Robust synchronization of an arbitrary number of spin-torque driven vortex nanooscillators

TL;DR

This paper demonstrates a robust method for synchronizing multiple spin-torque nanooscillators using magnetodipolar interactions, achieving stable synchronization even with variable contact sizes, advancing the control of nano-scale magnetic devices.

Contribution

It introduces a system enabling easy and stable synchronization of any number of vortex-based STNOs through magnetodipolar coupling, regardless of contact size variations.

Findings

Synchronization is highly dynamically stable due to large coupling energy.

Robust synchronization achieved in 1D and 2D arrangements.
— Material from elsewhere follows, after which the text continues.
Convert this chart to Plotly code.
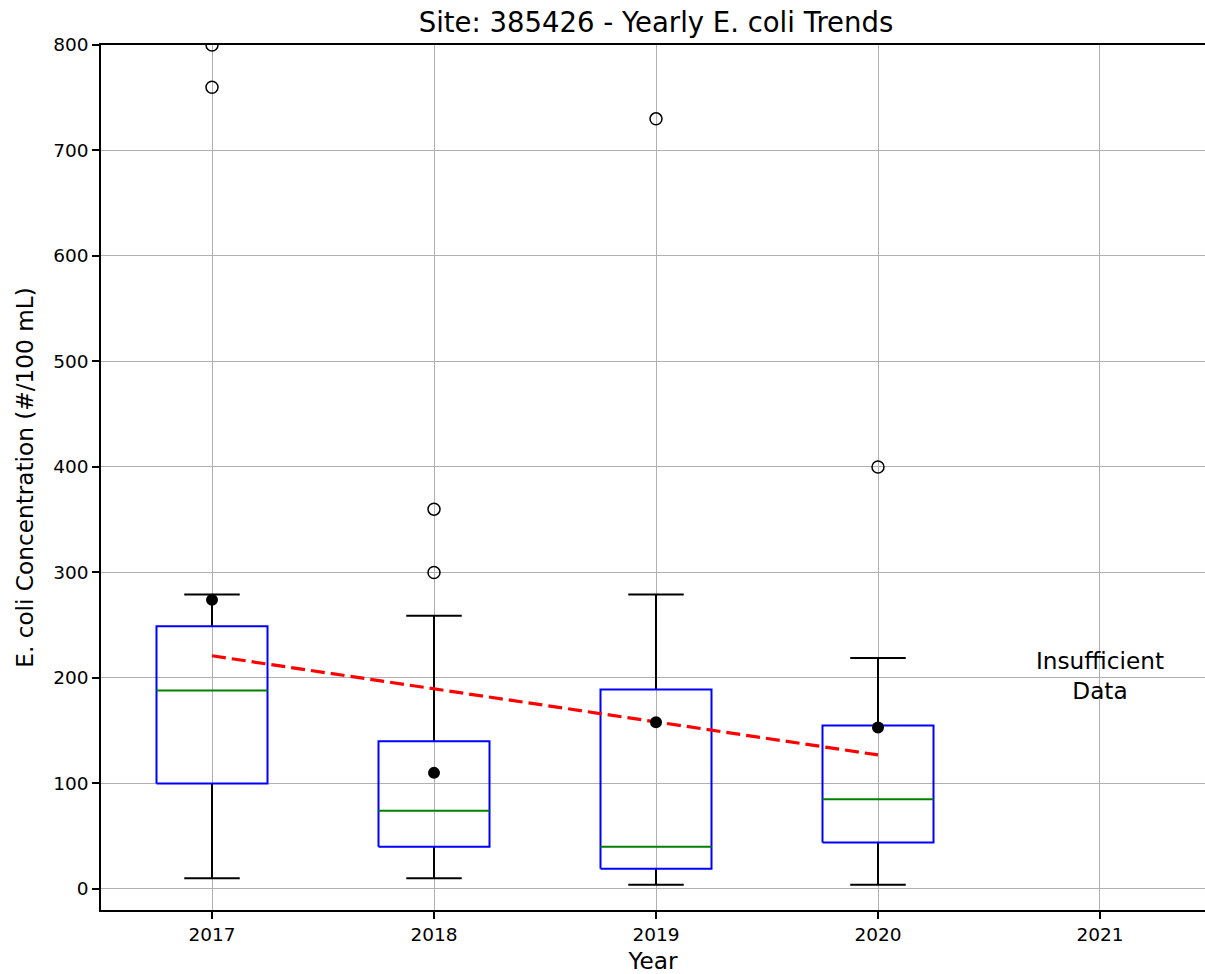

Effective even with broad nanocontact size distribution.

Abstract

Non-linear magnetization dynamics in ferromagnetic nanoelements excited by the spin-polarized dc-current is one of the most intensively studied phenomena in solid state magnetism. Despite immense efforts, synchronization of oscillations induced in several such nanoelements (spin-torque driven nanooscillators, or STNO) still represents a major challenge both from the fundamental and technological points of view. In this paper we propose a system where synchronization of any number of STNOs, represented by magnetization vortices inside squared nanoelements, can be easily achieved. Using full-scale micromagnetic simulations we show that synchronization of these STNOs is extremely dynamically stable due to their very large coupling energy provided by the magnetodipolar interaction. Finally, we demonstrate that our concept allows robust synchronization of an arbitrary number of STNOs (arranged either as a 1D chain or as a 2D array), even when current supplying nanocontacts have a broad size distribution.